List each line holding the string "React".
-- start of Provided data --
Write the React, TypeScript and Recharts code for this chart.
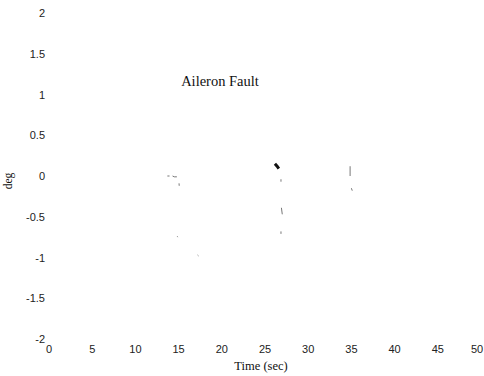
import React from "react"
import { LineChart, Line, XAxis, YAxis } from "recharts"

// time axis and deflection axis ticks
const timeTicks = [0, 5, 10, 15, 20, 25, 30, 35, 40, 45, 50]
const degTicks = [-2, -1.5, -1, -0.5, 0, 0.5, 1, 1.5, 2]

// what is left of the faded trace: pairs of points, null breaks between pieces
const faintTime = [13.7, 13.95, 14.05, 14.3, 14.5, 14.8, 14.9, 15.05, 15.07, 15.0, 14.85, 14.9, 16, 17.2, 17.3, 20, 26.85, 26.85, 26.9, 26.9, 27.0, 26.95, 26.85, 26.85, 30, 34.85, 34.85, 34.95, 35.0, 35.1, 35.25, 35.3]
const faintDeg = [0.0, 0.0, null, 0.0, -0.01, -0.01, null, -0.09, -0.12, null, -0.74, -0.75, null, -0.97, -0.98, null, -0.04, -0.07, null, -0.39, -0.47, null, -0.68, -0.71, null, 0.12, 0.0, null, -0.15, -0.18, null, -0.38, -0.42]
const boldTime = [26.15, 26.4, 26.6]
const boldDeg = [0.15, 0.12, 0.09]

const faint = faintTime.map((t, i) => ({ t, v: faintDeg[i] }))
const bold = boldTime.map((t, i) => ({ t, v: boldDeg[i] }))

const sans = "'Liberation Sans', Arial, sans-serif"
const serif = "'Liberation Serif', 'Times New Roman', serif"

const fmt = (v: number) => String(v)

function XTick(props: any) {
  const { x, y, payload } = props
  // keep the last label inside the frame, as in the scan
  const cx = Math.min(x, 477)
  return (
    <text x={cx} y={y + 14} textAnchor="middle" fontFamily={sans} fontSize={11} fill="#222">
      {fmt(payload.value)}
    </text>
  )
}

function YTick(props: any) {
  const { x, y, payload } = props
  return (
    <text x={x - 4} y={y + 4} textAnchor="end" fontFamily={sans} fontSize={11} fill="#222">
      {fmt(payload.value)}
    </text>
  )
}

export default function App() {
  return (
    <div style={{ position: "relative", width: 484, height: 376, background: "#fff" }}>
      <style>{`body{margin:0}`}</style>
      <LineChart width={484} height={376} margin={{ top: 13, right: 3, bottom: 0, left: 0 }}>
        <XAxis
          type="number"
          dataKey="t"
          domain={[0, 50]}
          ticks={timeTicks}
          axisLine={false}
          tickLine={false}
          tickSize={0}
          tickMargin={0}
          height={37}
          tick={<XTick />}
          interval={0}
        />
        <YAxis
          type="number"
          domain={[-2, 2]}
          ticks={degTicks}
          axisLine={false}
          tickLine={false}
          tickSize={0}
          tickMargin={0}
          width={49}
          tick={<YTick />}
          interval={0}
        />
        <Line
          data={faint}
          dataKey="v"
          stroke="#777"
          strokeWidth={1}
          dot={false}
          connectNulls={false}
          isAnimationActive={false}
        />
        <Line
          data={bold}
          dataKey="v"
          stroke="#111"
          strokeWidth={3}
          dot={false}
          isAnimationActive={false}
        />
      </LineChart>
      <div style={{ position: "absolute", left: 150, top: 73, width: 140, textAlign: "center", fontFamily: serif, fontSize: 14.5, color: "#111" }}>
        Aileron Fault
      </div>
      <div style={{ position: "absolute", left: 201, top: 359, width: 120, textAlign: "center", fontFamily: serif, fontSize: 12.5, color: "#111" }}>
        Time (sec)
      </div>
      <div style={{ position: "absolute", left: -12, top: 175, width: 40, textAlign: "center", fontFamily: serif, fontSize: 11.5, color: "#111", transform: "rotate(-90deg)" }}>
        deg
      </div>
    </div>
  )
}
-- end of Provided data --
The completed task -
Write the React, TypeScript and Recharts code for this chart.
import React from "react"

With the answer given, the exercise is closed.